Érase una vez un hombre que perdió su bigote que era su seña de identidad. Un hombre de pelo engominado, facciones perfiladas, con un rictus ensayado de cabreo perpetuo y fatua suficiencia, que cuando sonreía mostraba una pose burlona que enfatizaba su petulancia. Era bajo de estatura, pero caminaba subido a la peana de una imaginaria columna sobre la que mostraba su egregia figura. Vanidoso o narcisista, o simplemente un presuntuoso ególatra que se tenía por un elegido, como ciertos y celebres personajes que pueblan nuestro mundo.
Hablaba con pausas, ensayados silencios o empaquetados y crípticos acertijos al estilo de las Sibilas del Oráculo. En su lenguaje pastoso, abundaba el desprecio y la indiferencia, no buscaba convencer, porque él ya estaba convencido que de su boca sólo salían verdades incuestionables, axiomas capaces de cambiar la Historia. Se sabía escuchado y adorado como el becerro de oro, los que cuestionaban sus sabias profecías recibían el anatema y la maldición. Los exégetas adulaban su fanfarrona chulería y la convertían en dogma.
Aquel hombre cuyo bigote ocupaba el centro neurálgico de su rostro pomposo y serio, una vez perdió el mostacho, pero quedó una sombra, como un bozo adolescente que mantenía el recuerdo de la pelusa tupida que le precedió.

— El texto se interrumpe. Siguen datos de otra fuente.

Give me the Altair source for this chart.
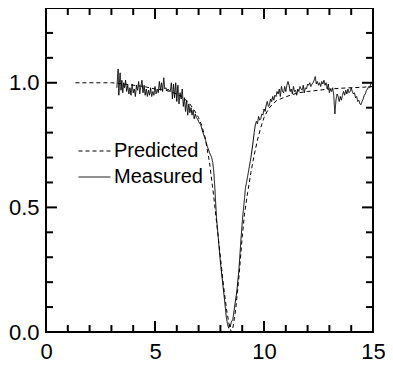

Como Sansón al perder su cabellera, tuvo una gran pérdida, no de la fuerza, pues no era aquel enano un atlante o un hercúleo forzudo, pero con la pérdida del bigote, mermó su memoria. Olvidó su pasado, fundió a negro las consecuencias nefastas de sus decisiones anteriores. Había olvidado con su lampiño labio las consecuencias de la guerra y las armas que nunca existieron, olvidó pedir perdón, perdió la capacidad de rememorar aquella infausta época de corrupción que le envolvió y marco su tiempo, libre del peso des pasado, arremetía ahora contra los corruptos y les exigía su redención a través de la dimisión y que abjurasen de sí mismos como penitencia. Les llamó mentirosos cuando la mentira había estado permanentemente en su boca. Ignoró a los que saltaban fronteras por el hambre. Olvidó a los pobres porque no les reconocía en su pobreza, olvidó a los diferentes. Entró en el delirio de que nadie recordaría como él su pasado, se sentía libre de sus actos pretéritos.
Aquel hombre sin bigote, mantuvo su rostro hierático y severo, perseguido por la sombra de aquella mancha desvanecida. Seguía siendo pedante y soberbio, mantuvo aquel desdén altivo y solemne, continuó con sus acerados discursos de moralina y consignas caducas que creía de obligado cumplimiento.
Este hombre se movía con ademanes que parecían los de un muñeco que imitaba al personaje. Como al Cid Campeador sus acólitos lo mantuvieron en alto sobre el caballo, movido por resortes mecánicos que daban verosimilitud a un ser disecado por el tiempo y los avatares de la vida. Producía una mezcla de vergüenza y enojo verlo dirigirse docto a la asamblea. ¡Una pena! ¡Qué lástima de bigote que se llevó su memoria! ¿Cuantos secretos guardará ese felpudo? ¿Que triste destino de aquel belfo despeluchado?
Érase una vez, que la pérdida de un bigote supuso la desmemoria y con ello se perdió el crédito, como perdió un rey su reino por un clavo de la herradura.
“POR UN CLAVO SE PERDIÓ UN REINO”
“Por la falta de un clavo fue que la herradura se perdió.
Por la falta de una herradura fue que el caballo se perdió.
Por la falta de un caballo fue que el caballero se perdió.
Por la falta de un caballero fue que la batalla se perdió.
Y así como la batalla, fue que un reino se perdió.
Y todo porque fue un clavo el que faltó”.